Assessment – Steven Gerrard & his Rangers


So it’s the day after the wreckage before, and while Rangers didn’t lose against St Johnstone, the draw very much felt like a loss.

This was a very tough one to take, not just because of how poorly our home side performed, but because the day earlier, against Roma, no less, our kids had just won an international trophy in a brutal dichotomy to the shambles their senior counterparts delivered against the might of St Johnstone.

Yes, Rangers were missing Alfredo Morelos and Allan McGregor, but there is absolutely no excuse for the XI who went out yesterday afternoon to produce that level of dross and who were lucky not to in fact lose to it.

Where do we begin with this horrific display?

Being philosophical, the grand picture isn’t too bad – we have beaten Celtic this season, majorly in part thanks to our manager, and we managed an excellent run in Europe too, with wins over Rapid and Osijek. On that level there’s colossal progress under Steven Gerrard compared with previous managers who could barely point Europe out on a map and for whom beating Celtic in 90 minutes was like climbing Everest.

So we are not going to absolutely lose the plot over one match.

However, there is absolutely no getting around the fact that domestically, Rangers are in pretty much exactly the same place as we were this time last season and the season before that.

That the £10M spent last summer hasn’t really put us into a much stronger domestic position than the £10M we spent the previous one. This is not to say all players have been wastes of money, no that is not the argument.

The argument is that despite the seemingly better players, the iconic manager, and despite that win over Celtic and run in Europe, we are not that much better off under Steven Gerrard in the league than we were under Mark Warburton or Pedro Caixinha, although the hard numbers do suggest otherwise, as we’ll reveal later.

It also *feels* like we are, doesn’t it? We have more players we admire, and we have a patriarch legend in the hotseat – but the proof is in the league position and performances, and they are still very much in the ‘patchy at best’ stage.

A family member recently got in touch, and expressed how well they felt Gerrard was doing and how well Rangers were playing. We pointed out that we’re kind of miles behind Celtic and more or less level with Aberdeen and Killie, give or take fluctuating form now and then. Then the response was ‘but compared with this time last year’ – and sadly you’d have to point out we were miles behind Celtic and around level with Aberdeen and Killie.

It all does ‘feel’ that bit better, given the personnel and the management – but the overall results are not reflecting that feeling.

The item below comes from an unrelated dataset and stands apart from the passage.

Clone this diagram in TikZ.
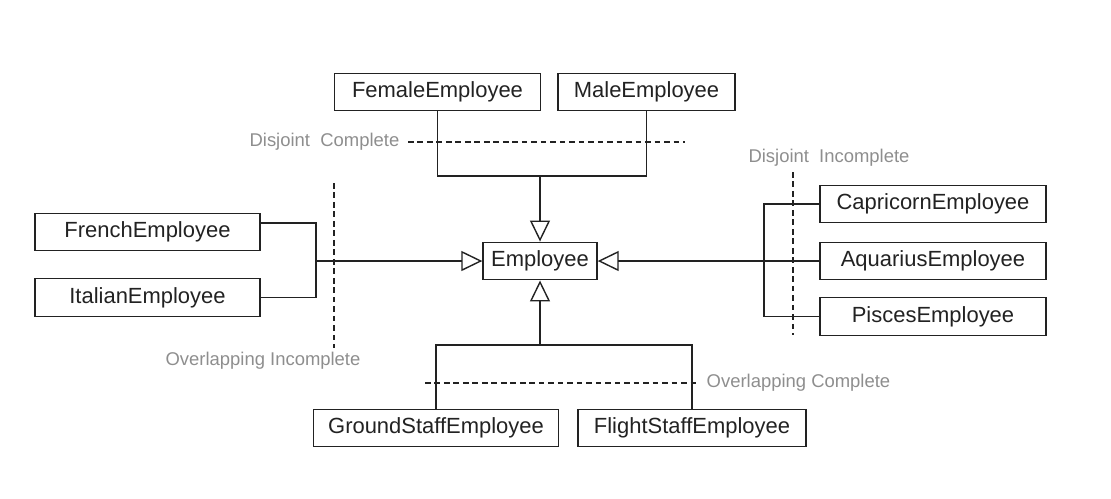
\documentclass[tikz,border=0pt]{standalone}
\usepackage{fontspec}
\setmainfont{Liberation Sans}
\usepackage{tikz}
\usetikzlibrary{arrows.meta}
\definecolor{ink}{HTML}{222222}
\definecolor{note}{HTML}{8E8E8E}

\begin{document}
\begin{tikzpicture}[x=0.02cm,y=-0.02cm,line width=0.8pt]
        \tikzstyle{every node} = [rectangle]
        \tikzstyle{cls} = [draw=ink, text=ink, minimum height=0.75cm, inner sep=0pt, font=\fontsize{12.5}{14}\selectfont]
        \tikzstyle{lbl} = [text=note, inner sep=0pt, font=\fontsize{10.5}{12}\selectfont]
        \tikzstyle{isa} = [-{Triangle[open,length=0.42cm,width=0.4cm]}]
        \tikzstyle{sep} = [draw=ink, line width=0.7pt, dash pattern=on 3.2pt off 2.2pt]
        \useasboundingbox (0,0) rectangle (1111,498);

        \node[cls, minimum width=2.28cm] (emp) at (540,261) {Employee};
        \node[cls, minimum width=4.12cm] (female) at (437.5,92) {FemaleEmployee};
        \node[cls, minimum width=3.54cm] (male) at (646.5,92) {MaleEmployee};
        \node[cls, minimum width=4.5cm] (french) at (147.5,232) {FrenchEmployee};
        \node[cls, minimum width=4.5cm] (italian) at (147.5,297.5) {ItalianEmployee};
        \node[cls, minimum width=4.52cm] (capricorn) at (933,204) {CapricornEmployee};
        \node[cls, minimum width=4.52cm] (aquarius) at (933,261) {AquariusEmployee};
        \node[cls, minimum width=4.52cm] (pisces) at (933,316.5) {PiscesEmployee};
        \node[cls, minimum width=4.9cm] (ground) at (436,428) {GroundStaffEmployee};
        \node[cls, minimum width=4.56cm] (flight) at (692,428) {FlightStaffEmployee};

        \coordinate (top) at (540,176);
        \coordinate (left) at (316,261);
        \coordinate (right) at (764,261);
        \coordinate (bottom) at (540,345);

        \draw[ink] (female.south) |- (top) -| (male.south);
        \draw[ink,isa] (top) -- (emp.north);
        \draw[ink] ([yshift=0.18cm]french.east) -| (left) |- (italian.east);
        \draw[ink,isa] (left) -- (emp.west);
        \draw[ink] (capricorn.west) -| (right) |- (pisces.west);
        \draw[ink] (aquarius.west) -- (right);
        \draw[ink,isa] (right) -- (emp.east);
        \draw[ink] (ground.north) |- (bottom) -| (flight.north);
        \draw[ink,isa] (bottom) -- (emp.south);

        \node[lbl, anchor=east] (dc) at (400,142) {Disjoint\ \ Complete};
        \node[lbl] (di) at (829,158) {Disjoint\ \ Incomplete};
        \node[lbl] (oi) at (263,361) {Overlapping Incomplete};
        \node[lbl, anchor=west] (oc) at (706,383) {Overlapping Complete};
        \draw[sep] (408,142) -- (685,142);
        \draw[sep] (793,172) -- (793,335);
        \draw[sep] (334,183) -- (334,348);
        \draw[sep] (425,383) -- (700,383);
\end{tikzpicture}
\end{document}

Rangers are now likely eight points behind Celtic and we’re not into March yet – it is true that we do feel like we’ve maybe given them more of a fight, kind of, but then wasn’t it this time last year under Murty that we went on a stellar run and looked like we’d ignited the title race before March’s loss to Celtic at Ibrox knocked the stuffing out.

This time it’s going sideways – there never really was a convincing title race in the first place and while Celtic are no great shakes themselves, they are seven times champions and know how to win when it counts.

Rangers take the occasional flirt with a step forward, then one back – and ultimately despite all the morale from that win on the 29th, that win against Aberdeen recently – despite all of this, we’re not that far ahead of where we were on promotion.

There is some semblance of improvement – we’re an inch better off in second right now than we have been in recent seasons and the numbers you’ll see later back that up, but ultimately it’s probably not the dramatic hike many of us would have hoped for.

And results like yesterday’s will continue to blot our copybook whether we like it or not.